Широкое распространение асимметричности в изображении мыслей и эмоций крестьянских протагонистов уникальный факт в развитии русской и европейской прозы первой половины XIX в., который хорошо сочетается с магистральными идеями когнитивной нарратологии, основанной на достижениях нейронаук. Точно так же как современные нарратологи настаивают на презумпции «фрейма континуального сознания» (continuing-consciousness frame), который обеспечивает интуитивную способность любого читателя достраивать характер персонажа на основании хотя бы нескольких «точек»190, авторы рассказов о крестьянах совершенно осознанно конструировали мышление своих протагонистов как прерывистое, неконтинуальное, с большой долей вероятности невербальное. Отводя рассудку и мысли весьма скромное место в общей картине работы крестьянского сознания, авторы середины XIX в. были вынуждены опираться на изображение эмоций, чувств, невербализованных актов сознания, телесных аффектов, абстрактных символических форм (именуемых в науке «mentalese»). Все эти феномены рассматриваются сегодня как часть рутинной работы человеческого мышления, которая, к сожалению, практически не имеет эквивалентов в виде приемов и техник в классической нарратологии191. В этом смысле обсуждаемые в книге рассказы о крестьянах до некоторой степени предвосхищают техники более зрелой реалистической прозы 18601880‐х гг., в которой Достоевский, Толстой и Тургенев пытались, уже с оглядкой на достижения современной физиологии и психологии, представить мышление и сознание как текучий, обычно слабо вербализованный процесс, затрагивающий сферы того, что европейская дофрейдовская психология называла «подсознательным»192.

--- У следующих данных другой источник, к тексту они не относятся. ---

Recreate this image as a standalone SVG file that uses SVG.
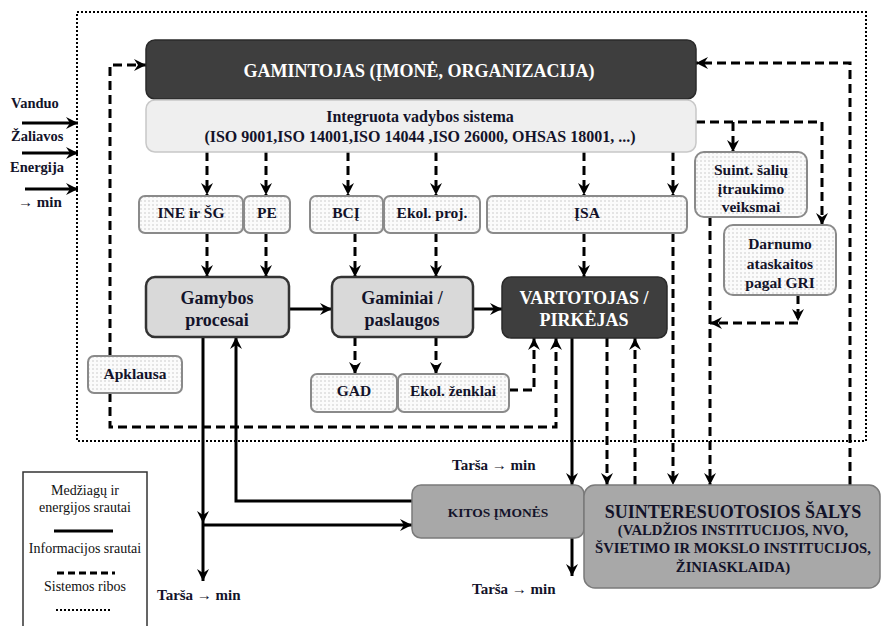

Отсюда следует важный методологический урок: точно так же как и в когнитивной нарратологии, выявление и объяснение приемов и техник конструирования мышления и сознания в прозе о крестьянах требуют от исследователя разработки особого инструментария, новых понятий (таких, как введенный выше паралипсис) и принципиально новой эпистемологии в изучении этого типа репрезентации. В моей книге (особенно в части 3) далее будут обсуждаться и анализироваться следующие риторические фигуры и приемы изображения мышления крестьянских персонажей (некоторые из них разработаны мной, другие позаимствованы из исследований).
Риторические фигуры:
паралипсис;
топосы (в речи нарратора о предрасположенностях (диспозициях)193 крестьянского мышления).
Традиционные нарративные приемы изображения мышления:
свободная прямая мысль и прямая мысль;
несобственно-прямая мысль;
нарративный пересказ мыслительного акта (НПМА)194;
дифференциация и асимметрия изображаемых мыслей и чувств.
Приемы изображения мышления, описанные в когнитивной нарратологии:
социальная заметность эмоций крестьян;
разграничение режимов доступности и прозрачности мышления персонажей;
невербальность мышления крестьян;
социальное взаимодействие двух сознаний (intermental thought), выражающееся в «чтении» и трактовке одним персонажем мыслей другого.